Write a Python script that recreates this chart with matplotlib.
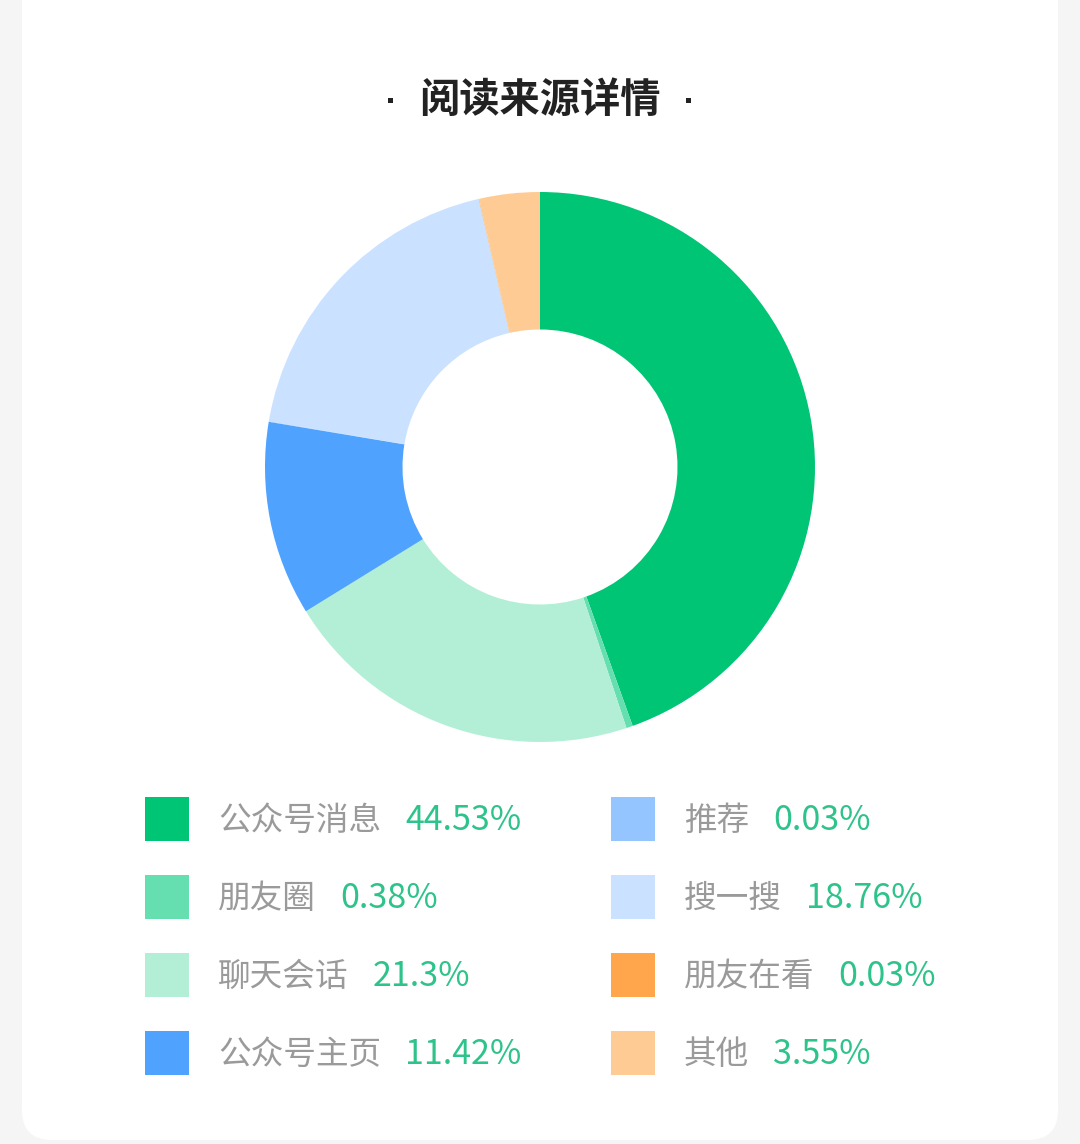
import matplotlib
matplotlib.use("Agg")
import matplotlib.pyplot as plt
from matplotlib.patches import FancyBboxPatch, Rectangle

plt.rcParams['font.family'] = ['Noto Sans CJK SC', 'DejaVu Sans']

labels = ["公众号消息", "朋友圈", "聊天会话", "公众号主页", "推荐", "搜一搜", "朋友在看", "其他"]
values = [44.53, 0.38, 21.3, 11.42, 0.03, 18.76, 0.03, 3.55]
pct_text = ["44.53%", "0.38%", "21.3%", "11.42%", "0.03%", "18.76%", "0.03%", "3.55%"]
colors = ["#00c574", "#66dfb0", "#b3efd6", "#4fa3ff", "#94c5ff", "#cae2ff", "#ffa64d", "#ffcb94"]

W, H = 1080, 1144
fig = plt.figure(figsize=(W / 100, H / 100), dpi=100, facecolor="#f5f5f5")

# background card, pixel coordinates (y from top)
bg = fig.add_axes([0, 0, 1, 1])
bg.set_xlim(0, W)
bg.set_ylim(H, 0)
bg.axis("off")
bg.add_patch(FancyBboxPatch((22, -100), 1036, 1240, boxstyle="round,pad=0,rounding_size=30",
                            facecolor="white", edgecolor="none"))

bg.text(540, 100, "阅读来源详情", ha="center", va="center", fontsize=29,
        fontweight="bold", color="#222222")
for dx in (390, 688):
    bg.add_patch(Rectangle((dx - 2.5, 97.5), 5, 5, facecolor="#222222", edgecolor="none"))

# donut
cx, cy, r = 540, 467, 275
ax = fig.add_axes([(cx - r) / W, (H - cy - r) / H, 2 * r / W, 2 * r / H])
ax.pie(values, colors=colors, startangle=90, counterclock=False, radius=1,
       wedgeprops=dict(width=0.5, linewidth=0))
ax.set_xlim(-1, 1)
ax.set_ylim(-1, 1)
ax.set_aspect("equal")
ax.axis("off")

# legend: two columns of four
fig.canvas.draw()
renderer = fig.canvas.get_renderer()
row_y = [819, 897, 975, 1053]
col_x = [145, 611]
for i, (lab, pct, c) in enumerate(zip(labels, pct_text, colors)):
    col, row = divmod(i, 4)
    x0, y0 = col_x[col], row_y[row]
    bg.add_patch(Rectangle((x0, y0 - 22), 44, 44, facecolor=c, edgecolor="none"))
    t = bg.text(x0 + 73, y0 + 2, lab, ha="left", va="center", fontsize=23.5, color="#9a9a9a")
    bb = t.get_window_extent(renderer=renderer)
    bg.text(x0 + 73 + bb.width + 24, y0 + 2, pct, ha="left", va="center", fontsize=24.5,
            color="#2ec38a")

fig.savefig("out.png", dpi=100, facecolor=fig.get_facecolor())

^^^^

• [Written instruction]
Copy the listing over exactly, skipping the pictures it holds.

• [Answer below]
Write a Python script that recreates this chart with matplotlib.
import matplotlib
matplotlib.use("Agg")
import matplotlib.pyplot as plt
from matplotlib.patches import FancyBboxPatch, Rectangle

plt.rcParams['font.family'] = ['Noto Sans CJK SC', 'DejaVu Sans']

labels = ["公众号消息", "朋友圈", "聊天会话", "公众号主页", "推荐", "搜一搜", "朋友在看", "其他"]
values = [44.53, 0.38, 21.3, 11.42, 0.03, 18.76, 0.03, 3.55]
pct_text = ["44.53%", "0.38%", "21.3%", "11.42%", "0.03%", "18.76%", "0.03%", "3.55%"]
colors = ["#00c574", "#66dfb0", "#b3efd6", "#4fa3ff", "#94c5ff", "#cae2ff", "#ffa64d", "#ffcb94"]

W, H = 1080, 1144
fig = plt.figure(figsize=(W / 100, H / 100), dpi=100, facecolor="#f5f5f5")

# background card, pixel coordinates (y from top)
bg = fig.add_axes([0, 0, 1, 1])
bg.set_xlim(0, W)
bg.set_ylim(H, 0)
bg.axis("off")
bg.add_patch(FancyBboxPatch((22, -100), 1036, 1240, boxstyle="round,pad=0,rounding_size=30",
                            facecolor="white", edgecolor="none"))

bg.text(540, 100, "阅读来源详情", ha="center", va="center", fontsize=29,
        fontweight="bold", color="#222222")
for dx in (390, 688):
    bg.add_patch(Rectangle((dx - 2.5, 97.5), 5, 5, facecolor="#222222", edgecolor="none"))

# donut
cx, cy, r = 540, 467, 275
ax = fig.add_axes([(cx - r) / W, (H - cy - r) / H, 2 * r / W, 2 * r / H])
ax.pie(values, colors=colors, startangle=90, counterclock=False, radius=1,
       wedgeprops=dict(width=0.5, linewidth=0))
ax.set_xlim(-1, 1)
ax.set_ylim(-1, 1)
ax.set_aspect("equal")
ax.axis("off")

# legend: two columns of four
fig.canvas.draw()
renderer = fig.canvas.get_renderer()
row_y = [819, 897, 975, 1053]
col_x = [145, 611]
for i, (lab, pct, c) in enumerate(zip(labels, pct_text, colors)):
    col, row = divmod(i, 4)
    x0, y0 = col_x[col], row_y[row]
    bg.add_patch(Rectangle((x0, y0 - 22), 44, 44, facecolor=c, edgecolor="none"))
    t = bg.text(x0 + 73, y0 + 2, lab, ha="left", va="center", fontsize=23.5, color="#9a9a9a")
    bb = t.get_window_extent(renderer=renderer)
    bg.text(x0 + 73 + bb.width + 24, y0 + 2, pct, ha="left", va="center", fontsize=24.5,
            color="#2ec38a")

fig.savefig("out.png", dpi=100, facecolor=fig.get_facecolor())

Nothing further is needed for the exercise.